[Start SOURCE EXCERPT]
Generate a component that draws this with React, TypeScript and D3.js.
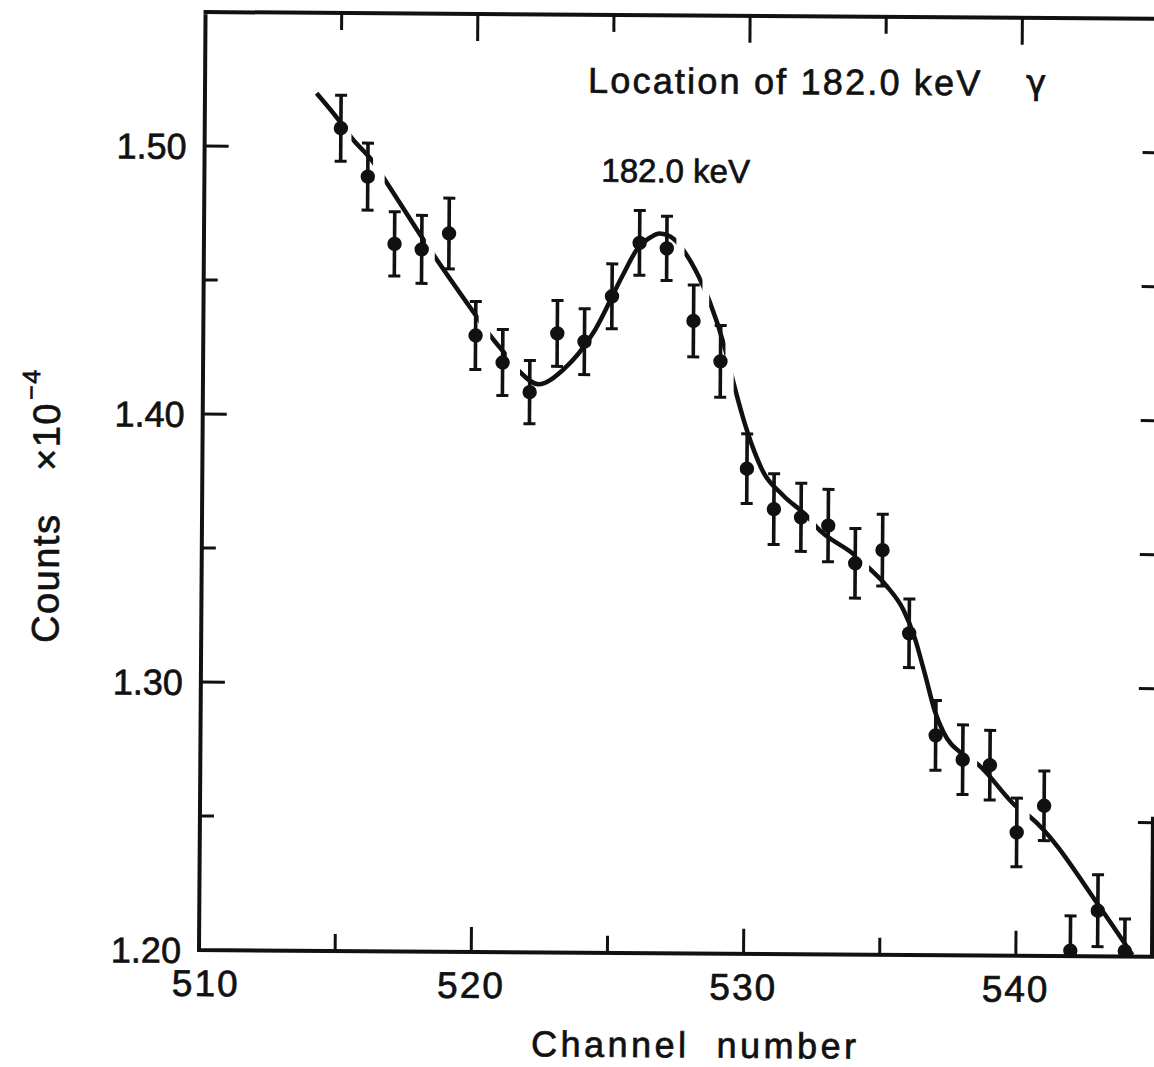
import React from "react";
import * as d3 from "d3";

// ---- data ----
const channels = [515, 516, 517, 518, 519, 520, 521, 522, 523, 524, 525, 526, 527, 528, 529, 530, 531, 532, 533, 534, 535, 536, 537, 538, 539, 540, 541, 542, 543, 544];
const counts = [1.507, 1.489, 1.464, 1.462, 1.468, 1.430, 1.420, 1.409, 1.431, 1.428, 1.445, 1.465, 1.463, 1.436, 1.421, 1.381, 1.366, 1.363, 1.360, 1.346, 1.351, 1.320, 1.282, 1.273, 1.271, 1.246, 1.256, 1.202, 1.217, 1.202];
const errors = [0.0123, 0.0125, 0.012, 0.0127, 0.0132, 0.0127, 0.0123, 0.0118, 0.0123, 0.0123, 0.0121, 0.0121, 0.012, 0.0134, 0.0134, 0.013, 0.0132, 0.0127, 0.0135, 0.013, 0.0134, 0.0128, 0.013, 0.013, 0.013, 0.0128, 0.013, 0.013, 0.0134, 0.012];

// fitted curve
const fitChannels = [514.1, 514.96, 515.39, 516.19, 516.62, 518.3, 520.11, 520.54, 521.15, 521.64, 522.32, 523.24, 524.34, 525.38, 525.92, 526.42, 526.73, 527.3, 527.65, 528.32, 528.57, 529.18, 529.49, 529.85, 530.22, 530.59, 531.32, 532.3, 532.55, 533.96, 534.51, 535.15, 535.78, 536.19, 536.59, 536.97, 537.28, 538.0, 538.53, 540.03, 540.47, 543.16, 544.28];
const fitCounts = [1.52, 1.5095, 1.5035, 1.4945, 1.488, 1.462, 1.436, 1.43, 1.4225, 1.4165, 1.412, 1.4176, 1.4316, 1.4527, 1.4628, 1.4672, 1.4685, 1.4662, 1.4618, 1.4496, 1.4437, 1.4252, 1.4128, 1.3998, 1.3887, 1.38, 1.3713, 1.3626, 1.3596, 1.3492, 1.3442, 1.3377, 1.3288, 1.3188, 1.3048, 1.2908, 1.2833, 1.275, 1.2715, 1.2552, 1.252, 1.2171, 1.2006];
// channel ranges where the drawn curve is interrupted
const curveBreaks = [[514.96, 515.39], [516.19, 516.62], [518.15, 518.48], [520.11, 520.54], [521.15, 521.64], [527.35, 527.65], [528.32, 528.57], [529.18, 529.49], [532.3, 532.55], [533.96, 534.51], [538.03, 538.53], [540.03, 540.47]];

const xMajorTicks = [510, 520, 530, 540];
const xMinorTicks = [515, 525, 535];
const xTickLabels = ["510", "520", "530", "540"];
const yMajorTicks = [1.2, 1.3, 1.4, 1.5];
const yMinorTicks = [1.25, 1.35, 1.45];
const yTickLabels = ["1.20", "1.30", "1.40", "1.50"];
const rightTicks = [1.25, 1.3, 1.35, 1.4, 1.45, 1.5];

const titleText = "Location of 182.0 keV";
const titleSymbol = "γ";
const peakLabel = "182.0 keV";
const xTitle = "Channel  number";
const yTitleMain = "Counts";
const yTitleFactor = "×10";
const yTitleExp = "−4";

const W = 1154;
const H = 1067;
const FONT = "'Liberation Sans', Arial, sans-serif";
const INK = "#111";

export default function App() {
  const x = d3.scaleLinear().domain([510, 545]).range([199, 1152]);
  const y = d3.scaleLinear().domain([1.2, 1.55]).range([950, 12]);
  const left = x(510);
  const right = x(545);
  const top = y(1.55);
  const bottom = y(1.2);

  const fit = fitChannels.map((c, i) => [c, fitCounts[i]] as [number, number]);
  const line = d3
    .line<[number, number]>()
    .x((d) => x(d[0]))
    .y((d) => y(d[1]))
    .curve(d3.curveMonotoneX);

  const capW = 6;
  const textInk = { fill: INK, stroke: INK, strokeWidth: 0.7 };

  return (
    <svg
      width={W}
      height={H}
      viewBox={`0 0 ${W} ${H}`}
      style={{ position: "absolute", left: 0, top: 0, background: "#fff" }}
    >
      <rect x={0} y={0} width={W} height={H} fill="#fff" />
      <defs>
        <clipPath id="plotClip">
          <rect x={left} y={top} width={right - left + 20} height={bottom - top} />
        </clipPath>
        <mask id="curveGaps" maskUnits="userSpaceOnUse" x={0} y={0} width={W} height={H}>
          <rect x={0} y={0} width={W} height={H} fill="#fff" />
          {curveBreaks.map(([a, b], i) => (
            <rect key={i} x={x(a)} y={0} width={x(b) - x(a)} height={H} fill="#000" />
          ))}
        </mask>
      </defs>
      <g transform={`rotate(0.4, ${left}, ${bottom})`} fontFamily={FONT}>
        {/* frame */}
        <path
          d={`M${left},${top} V${bottom} H${W + 10} M${left - 2},${top} H${W + 10} M${right},${y(1.25) - 6} V${bottom}`}
          fill="none"
          stroke={INK}
          strokeWidth={4}
        />
        {/* bottom ticks */}
        {xMajorTicks.filter((t) => t !== 510).map((t) => (
          <line key={"bM" + t} x1={x(t)} x2={x(t)} y1={bottom} y2={bottom - 25} stroke={INK} strokeWidth={3} />
        ))}
        {xMinorTicks.map((t) => (
          <line key={"bm" + t} x1={x(t)} x2={x(t)} y1={bottom} y2={bottom - 17} stroke={INK} strokeWidth={3} />
        ))}
        {/* top ticks */}
        {xMajorTicks.filter((t) => t !== 510).map((t) => (
          <line key={"tM" + t} x1={x(t)} x2={x(t)} y1={top} y2={top + 27} stroke={INK} strokeWidth={3} />
        ))}
        {xMinorTicks.map((t) => (
          <line key={"tm" + t} x1={x(t)} x2={x(t)} y1={top} y2={top + 17} stroke={INK} strokeWidth={3} />
        ))}
        {/* left ticks */}
        {yMajorTicks.filter((t) => t !== 1.2).map((t) => (
          <line key={"lM" + t} x1={left} x2={left + 24} y1={y(t)} y2={y(t)} stroke={INK} strokeWidth={3} />
        ))}
        {yMinorTicks.map((t) => (
          <line key={"lm" + t} x1={left} x2={left + 14} y1={y(t)} y2={y(t)} stroke={INK} strokeWidth={3} />
        ))}
        {/* right ticks */}
        {rightTicks.map((t) => (
          <line key={"r" + t} x1={right - 15} x2={W + 10} y1={y(t)} y2={y(t)} stroke={INK} strokeWidth={3} />
        ))}

        {/* tick labels */}
        {xMajorTicks.map((t, i) => (
          <text key={"xl" + t} x={x(t) + (i === 0 ? 7 : 0)} y={996} fontSize={37} textAnchor="middle" letterSpacing={2} {...textInk}>
            {xTickLabels[i]}
          </text>
        ))}
        {yMajorTicks.map((t, i) => (
          <text key={"yl" + t} x={181} y={y(t) + 13} fontSize={36} textAnchor="end" {...textInk}>
            {yTickLabels[i]}
          </text>
        ))}

        {/* axis titles */}
        <text x={696} y={1054} fontSize={36} textAnchor="middle" letterSpacing={3.5} style={{ whiteSpace: "pre" }} {...textInk}>
          {xTitle}
        </text>
        <text transform="translate(56,644) rotate(-90)" fontSize={38} letterSpacing={1.5} {...textInk}>
          <tspan x={0} y={0}>{yTitleMain}</tspan>
          <tspan x={172} y={0}>{yTitleFactor}</tspan>
          <tspan x={243} y={-20} fontSize={25}>{yTitleExp}</tspan>
        </text>

        {/* annotations */}
        <text x={582} y={90} fontSize={36} letterSpacing={2.2} {...textInk}>
          {titleText}
        </text>
        <text x={1020} y={88} fontSize={34} fontFamily="'DejaVu Sans', sans-serif" {...textInk}>
          {titleSymbol}
        </text>
        <text x={596} y={179} fontSize={33} {...textInk}>
          {peakLabel}
        </text>

        {/* data */}
        <g clipPath="url(#plotClip)">
          <path d={line(fit) || ""} fill="none" stroke={INK} strokeWidth={4.5} strokeLinecap="butt" mask="url(#curveGaps)" />
          {channels.map((c, i) => {
            const cx = x(c);
            const y1 = y(counts[i] + errors[i]);
            const y0 = y(counts[i] - errors[i]);
            return (
              <g key={"p" + c}>
                <line x1={cx} x2={cx} y1={y1} y2={y0} stroke={INK} strokeWidth={3.6} />
                <line x1={cx - capW} x2={cx + capW} y1={y1} y2={y1} stroke={INK} strokeWidth={3} />
                <line x1={cx - capW} x2={cx + capW} y1={y0} y2={y0} stroke={INK} strokeWidth={3} />
                <circle cx={cx} cy={y(counts[i])} r={7.2} fill={INK} />
              </g>
            );
          })}
        </g>
      </g>
    </svg>
  );
}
[End SOURCE EXCERPT]
### WRITTEN INSTRUCTION
Begin at the first line of the material and copy each line exactly through the one containing "0.013, 0.0134, 0.012];". Omit pictures.

### EXERCISE RESPONSE
Generate a component that draws this with React, TypeScript and D3.js.
import React from "react";
import * as d3 from "d3";

// ---- data ----
const channels = [515, 516, 517, 518, 519, 520, 521, 522, 523, 524, 525, 526, 527, 528, 529, 530, 531, 532, 533, 534, 535, 536, 537, 538, 539, 540, 541, 542, 543, 544];
const counts = [1.507, 1.489, 1.464, 1.462, 1.468, 1.430, 1.420, 1.409, 1.431, 1.428, 1.445, 1.465, 1.463, 1.436, 1.421, 1.381, 1.366, 1.363, 1.360, 1.346, 1.351, 1.320, 1.282, 1.273, 1.271, 1.246, 1.256, 1.202, 1.217, 1.202];
const errors = [0.0123, 0.0125, 0.012, 0.0127, 0.0132, 0.0127, 0.0123, 0.0118, 0.0123, 0.0123, 0.0121, 0.0121, 0.012, 0.0134, 0.0134, 0.013, 0.0132, 0.0127, 0.0135, 0.013, 0.0134, 0.0128, 0.013, 0.013, 0.013, 0.0128, 0.013, 0.013, 0.0134, 0.012];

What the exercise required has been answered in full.